Der Hamburger Kaufmann und "CDU-Rebell" Heiko Peters, der selbst von den Enteignungen nicht betroffen ist, wird seine Anzeigenserie fortsetzen – auch im Ausland. Vorgesehen sind zunächst Anzeigen in den beiden großen französischen Tageszeitungen Le Monde und Le Figaro am 9. und am16. Juni.

Angekündigt ist auch ein Buch "Wiedergutmachungverbot? – Die Enteignungen in der ehemaligen SBZ zwischen 1945 und 1949", herausgegeben von Bruno J. Sobotka. Es handelt sich dabei um eine Zusammenstellung von über 100 der wichtigsten seit 1992 zu dem Thema erschienen Artikel, Erklärungen und Stellungnahmen aller beteiligten Seiten von Bundespräsident Roman Herzog und Kanzleramtsminister Friedrich Bohl bis zu Albrecht Graf von Schlieffen und Albrecht Wendenburg, der vor dem Bundesverfassungsgericht Beschwerde führte.
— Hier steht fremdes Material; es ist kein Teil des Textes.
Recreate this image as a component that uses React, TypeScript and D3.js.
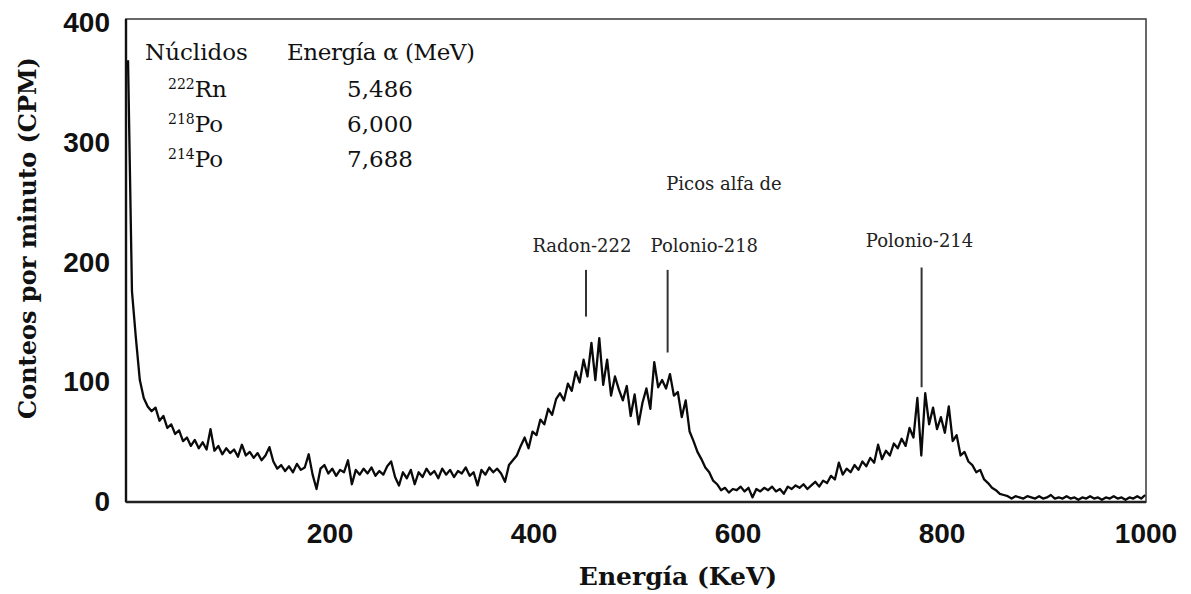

In einem Dutzend weiterer Beiträge werden Beispiele der Enteignungen und Vertreibungen geschildet. Dem Buch werden die relevanten Gesetzestexte, Vertrags- und Protokollauszüge beigegeben. Besonderes Aufsehen dürfte die von dem FAZ-Redakteur Klaus Peter Krause chronologisch zusammengestellte "Kette von Beweisen" erregen, die die Behauptung der Bundesregierung widerlegt, daß die Nichtrückgängigmachung der SBZ-Enteignungen eine Bedingung der Sowjetunion für die Zustimmung zur Wiedervereinigung gewesen sei.

Auch Udo Madaus, der zur Aufdeckung der Falschheit der Behauptung der Regierung entscheidend beigetragen hat, läßt nicht locker. Er hat gerade erneut in einem längeren Schreiben alle Bundestagsabgeordneten aufgefordert, das Unrecht angemessen zu bereinigen.